孤立森林是近几年较为火热的检测异常数据算法,下面使用python来编写代码。
本人初学python,若有错误之处,欢迎指出(csdn再导入python代码时格式有些乱)
“”"
1.创建一个导入数据,选取子样本类
2.创建一个随机选择属性中大小类
3.创建一个二叉树类
4.创建一个孤立森林类
“”"
import numpy as np
import pandas as pd
import random
import math

class Input_Datas(object):
    """
    该方法用于导入数据,与选取子样本
    """
    def __init__(self, subsample_size):
        # 子样本大小
        self.subsample_size = subsample_size

    def  Input(self):
        """导入数据,并将数据转换成list格式"""
        self.Address = "C:\\Users\\Administrator.EBEXMAIZNOAGGTT\\Desktop\\数据.xlsx"
        self.Initial_Datas = pd.read_excel(self.Address, sheet_name=0)
        # self.Sample(总样本)
        self.Sample = self.Initial_Datas.values
        self.Sample = np.delete(self.Sample, 0, axis=1)
        self.Sample = list(self.Sample)
        self.length = len(self.Sample)
        if self.subsample_size >= self.length:
            self.subsample_size = self.length
        self.ranges = list(range(self.length))

    def Subsample(self):
        """从Input处理后的数据中,选取子样本"""
        if self.subsample_size >= len(self.ranges):
            self.subsample_size = len(self.ranges)
        self.random_datas = random.sample(self.ranges, self.subsample_size)
        self.subsample = []
        for temp in self.random_datas:
            self.subsample.append(temp)
        for temp in self.random_datas:
            self.ranges.remove(temp)


class Select_Attribute(object):
    """
    挑选数据属性,并随机挑选一个该属性中的最大值与最小值
    """
    def __init__(self, sample):
        self.Sample = sample

    def random_attribute(self):
        """随机挑选一个属性"""
        length = len(self.Sample[0])
        ranges = list(range(length))
        self.random_attribute_datas = random.sample(ranges, 1)
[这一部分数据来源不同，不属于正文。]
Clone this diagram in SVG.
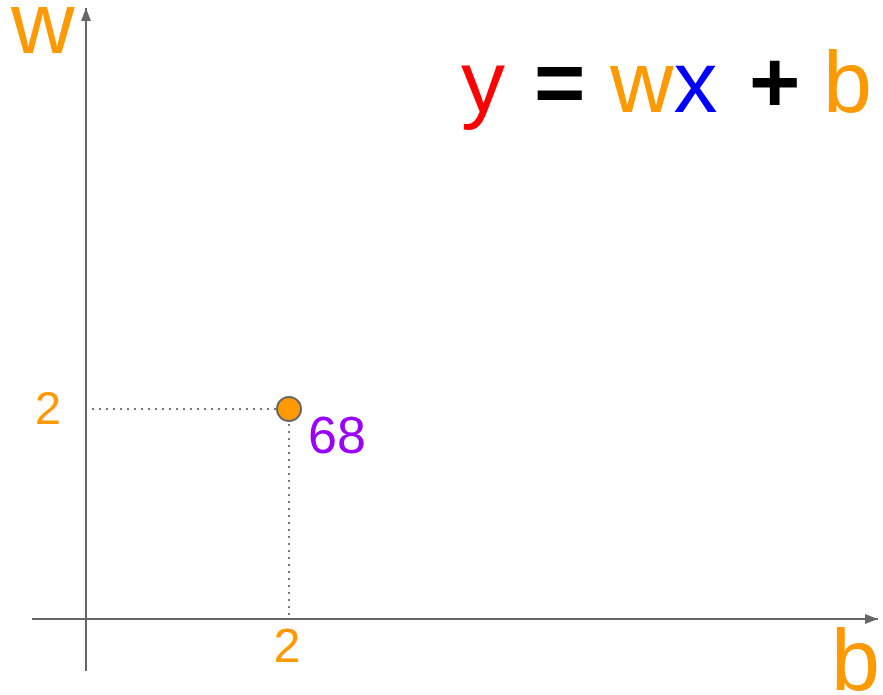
<svg xmlns="http://www.w3.org/2000/svg" width="883" height="695" viewBox="0 0 883 695">
<defs>
<style>
text{font-family:"Liberation Sans",Arial,sans-serif}
.axis{stroke:#666;stroke-width:2;fill:none}
.dot{stroke:#777;stroke-width:2;stroke-dasharray:2 5;fill:none}
.or{fill:#ff9900}
.op{fill:#000;font-weight:bold}
</style>
<marker id="ah" viewBox="0 0 13 10" refX="13" refY="5" markerWidth="13" markerHeight="10" markerUnits="userSpaceOnUse" orient="auto">
<path d="M0,0 L13,5 L0,10 z" fill="#666"/>
</marker>
</defs>
<rect width="883" height="695" fill="#fff"/>
<g id="connectors">
<line class="axis" x1="86" y1="671" x2="86" y2="8" marker-end="url(#ah)"/>
<line class="axis" x1="32" y1="619" x2="878" y2="619" marker-end="url(#ah)"/>
<line class="dot" x1="92" y1="409" x2="276" y2="409"/>
<line class="dot" x1="289" y1="424" x2="289" y2="617"/>
</g>
<g id="point">
<circle cx="289" cy="409" r="12" fill="#ff9900" stroke="#666" stroke-width="2"/>
<text x="308" y="453" font-size="52" fill="#9900ff">68</text>
</g>
<g id="labels">
<text x="11" y="53" font-size="88" class="or">w</text>
<text x="831" y="690" font-size="88" class="or">b</text>
<text x="48" y="424" font-size="47" class="or" text-anchor="middle">2</text>
<text x="287" y="662" font-size="48" class="or" text-anchor="middle">2</text>
</g>
<g id="equation">
<text y="112" font-size="88"><tspan x="461" fill="#ff0000">y</tspan><tspan x="534" class="op">=</tspan><tspan x="610" fill="#ff9900">w</tspan><tspan fill="#0000ff">x</tspan><tspan x="749" class="op">+</tspan><tspan x="823" fill="#ff9900">b</tspan></text>
</g>
</svg>
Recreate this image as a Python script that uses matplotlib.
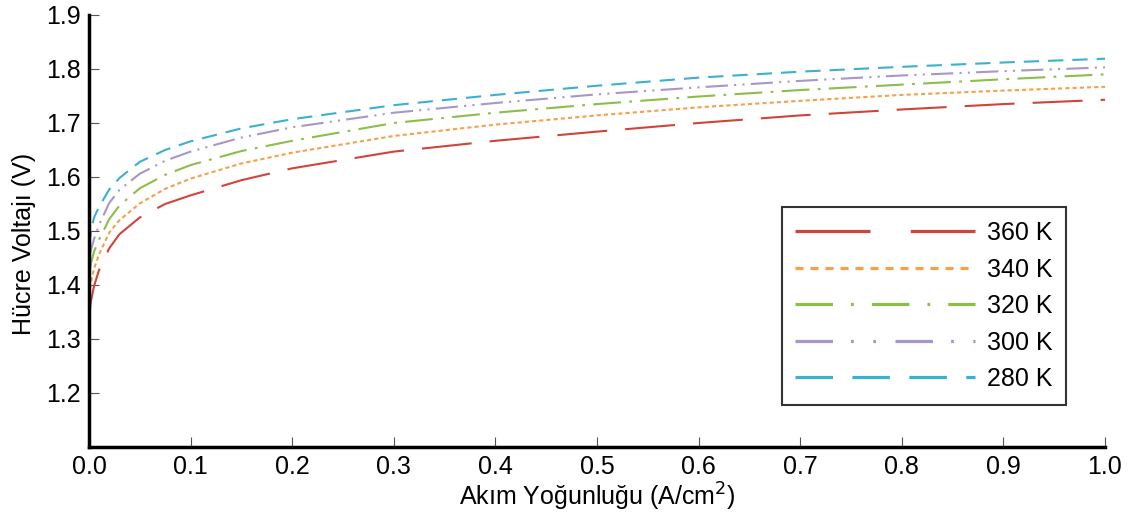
import numpy as np
import matplotlib
matplotlib.use("Agg")
import matplotlib.pyplot as plt
from matplotlib.lines import Line2D

# current density (A/cm^2)
current = [0.0, 0.002, 0.005, 0.01, 0.02, 0.03, 0.05, 0.075, 0.1, 0.15,
           0.2, 0.3, 0.4, 0.5, 0.6, 0.7, 0.8, 0.9, 1.0]

# cell voltage (V) per temperature
v_360 = [1.34, 1.37, 1.398, 1.428, 1.468, 1.494, 1.525, 1.550, 1.566, 1.594,
         1.616, 1.647, 1.667, 1.684, 1.700, 1.714, 1.725, 1.735, 1.743]
v_340 = [1.38, 1.405, 1.43, 1.457, 1.497, 1.520, 1.551, 1.578, 1.597, 1.625,
         1.645, 1.676, 1.697, 1.714, 1.729, 1.741, 1.752, 1.760, 1.767]
v_320 = [1.42, 1.44, 1.462, 1.484, 1.522, 1.547, 1.579, 1.604, 1.622, 1.648,
         1.667, 1.700, 1.719, 1.735, 1.749, 1.761, 1.771, 1.781, 1.790]
v_300 = [1.45, 1.465, 1.485, 1.512, 1.552, 1.576, 1.606, 1.630, 1.647, 1.673,
         1.692, 1.719, 1.737, 1.753, 1.766, 1.778, 1.788, 1.796, 1.803]
v_280 = [1.47, 1.50, 1.525, 1.545, 1.577, 1.598, 1.628, 1.650, 1.666, 1.690,
         1.707, 1.733, 1.752, 1.769, 1.784, 1.795, 1.804, 1.812, 1.819]

labels = ["360 K", "340 K", "320 K", "300 K", "280 K"]
series = [v_360, v_340, v_320, v_300, v_280]
colors = ["#d0443c", "#f5a04a", "#8dbd4a", "#a796c9", "#3bb0cf"]
line_dashes = [(36, 13), (3, 2.2), (20, 6, 2, 6), (16, 4.5, 1.5, 4.5, 1.5, 4.5), (11, 6.5)]
legend_dashes = [(54, 29), (5.8, 5), (27, 13, 2, 13), (27, 13, 2, 14, 2, 14), (27, 14)]

plt.rcParams["font.family"] = ["Liberation Sans", "DejaVu Sans"]
plt.rcParams["lines.scale_dashes"] = False

fig = plt.figure(figsize=(11.36, 5.22), dpi=100)
ax = fig.add_axes([0.0783, 0.1437, 0.8944, 0.8276])

for vals, col, dsh in zip(series, colors, line_dashes):
    ax.plot(current, vals, color=col, lw=1.5, dashes=dsh)

ax.set_xlim(0, 1.0)
ax.set_ylim(1.1, 1.9)
ax.set_xticks(np.arange(0, 1.01, 0.1))
ax.set_yticks(np.arange(1.2, 1.91, 0.1))
ax.xaxis.set_major_formatter(plt.FormatStrFormatter("%.1f"))
ax.yaxis.set_major_formatter(plt.FormatStrFormatter("%.1f"))
ax.tick_params(direction="in", length=7, width=0.8, color="#555555",
               labelsize=18, pad=6)
for s in ["top", "right"]:
    ax.spines[s].set_visible(False)
for s in ["left", "bottom"]:
    ax.spines[s].set_linewidth(2.5)

ax.set_xlabel("Akım Yoğunluğu (A/cm$^2$)", fontsize=18, labelpad=1)
ax.set_ylabel("Hücre Voltajı (V)", fontsize=18, labelpad=7)
ax.yaxis.label.set_y(0.47)

handles = [Line2D([], [], color=c, lw=2.3, dashes=d) for c, d in zip(colors, legend_dashes)]
leg = ax.legend(handles, labels, loc="lower right", bbox_to_anchor=(0.9616, 0.0972),
                borderaxespad=0, fontsize=18, handlelength=7.2, handletextpad=0.45,
                labelspacing=0.5, borderpad=0.55, frameon=True, fancybox=False,
                edgecolor="black")
leg.get_frame().set_linewidth(1.5)

fig.savefig("out.png", dpi=100)
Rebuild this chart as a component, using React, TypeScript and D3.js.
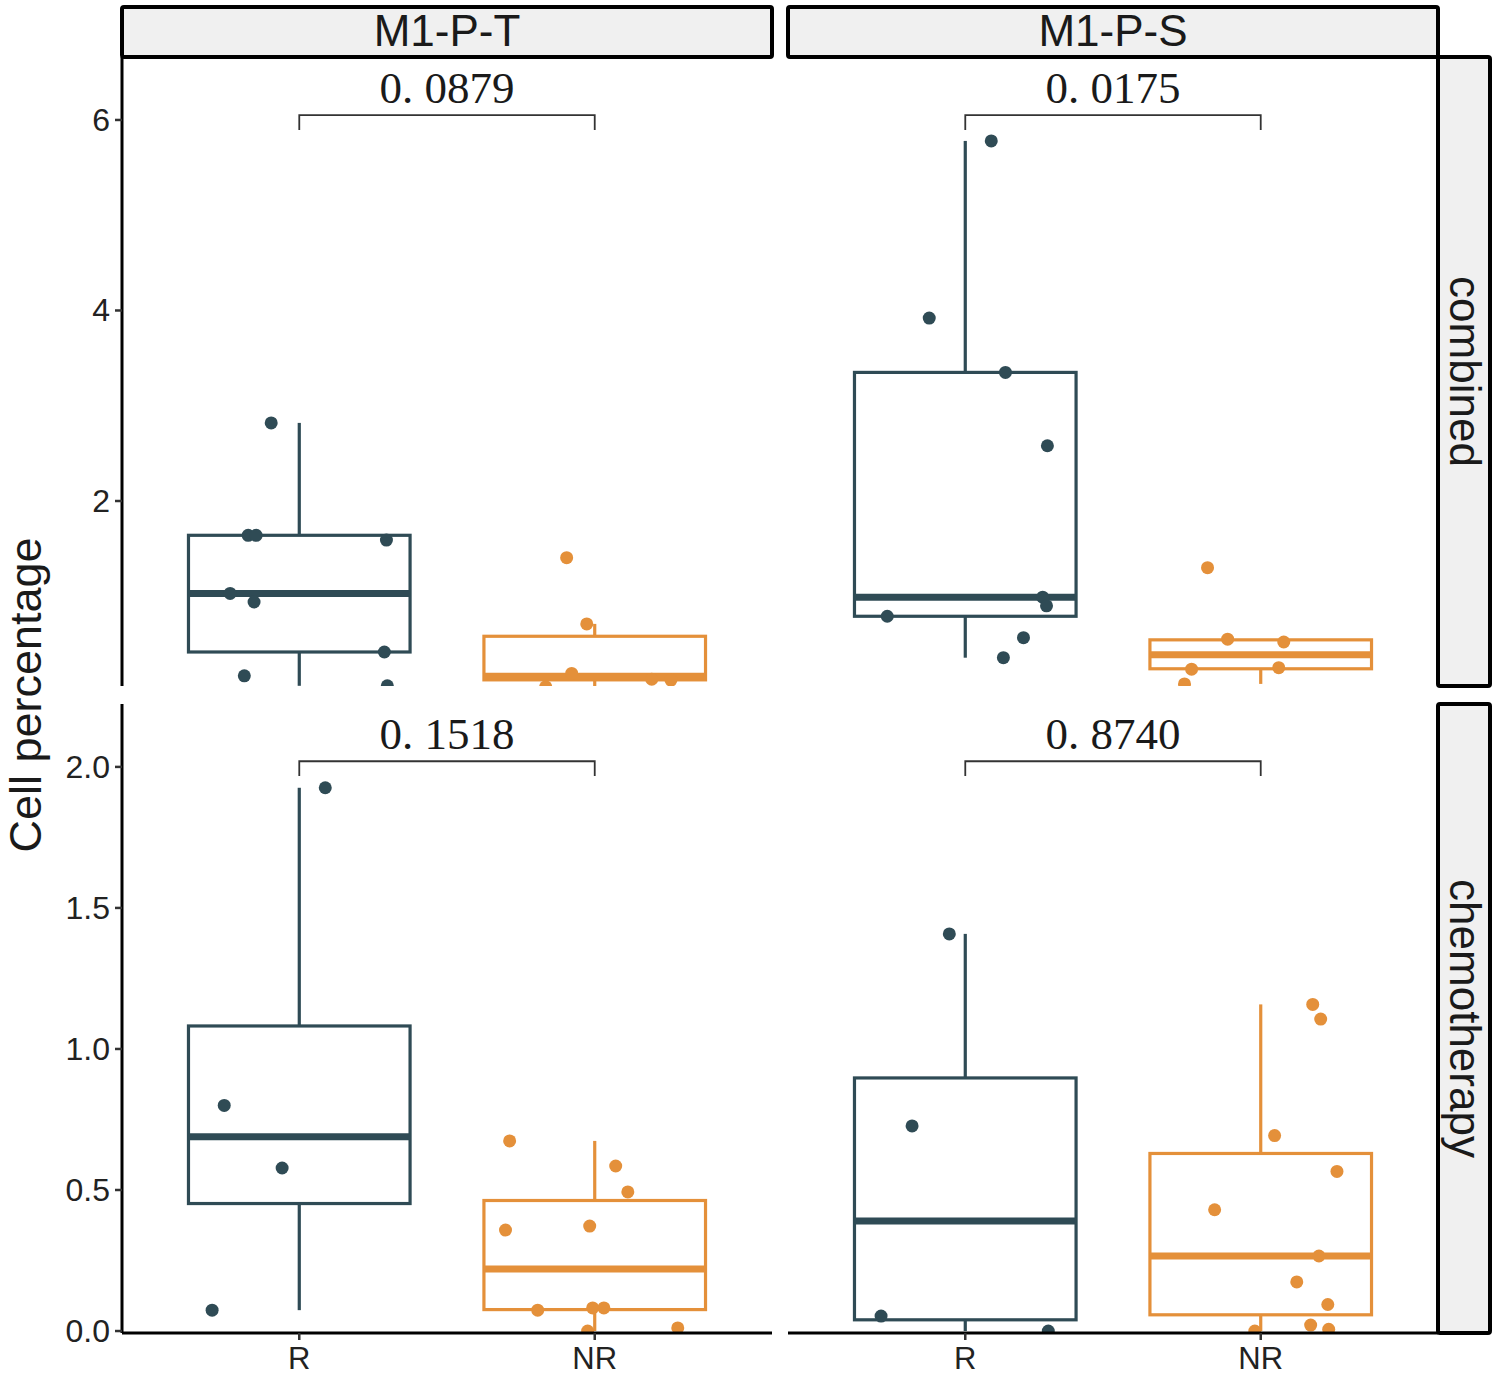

    def random_values(self, Sample):
        """在所挑选属性中随机挑选一个值"""
        i = 0
        max = self.Sample[Sample[0]][self.random_attribute_datas[0]]
        min = max
        while i < len(Sample):
            if self.Sample[Sample[i]][self.random_attribute_datas[0]] > max:
               max = self.Sample[Sample[i]][self.random_attribute_datas[0]]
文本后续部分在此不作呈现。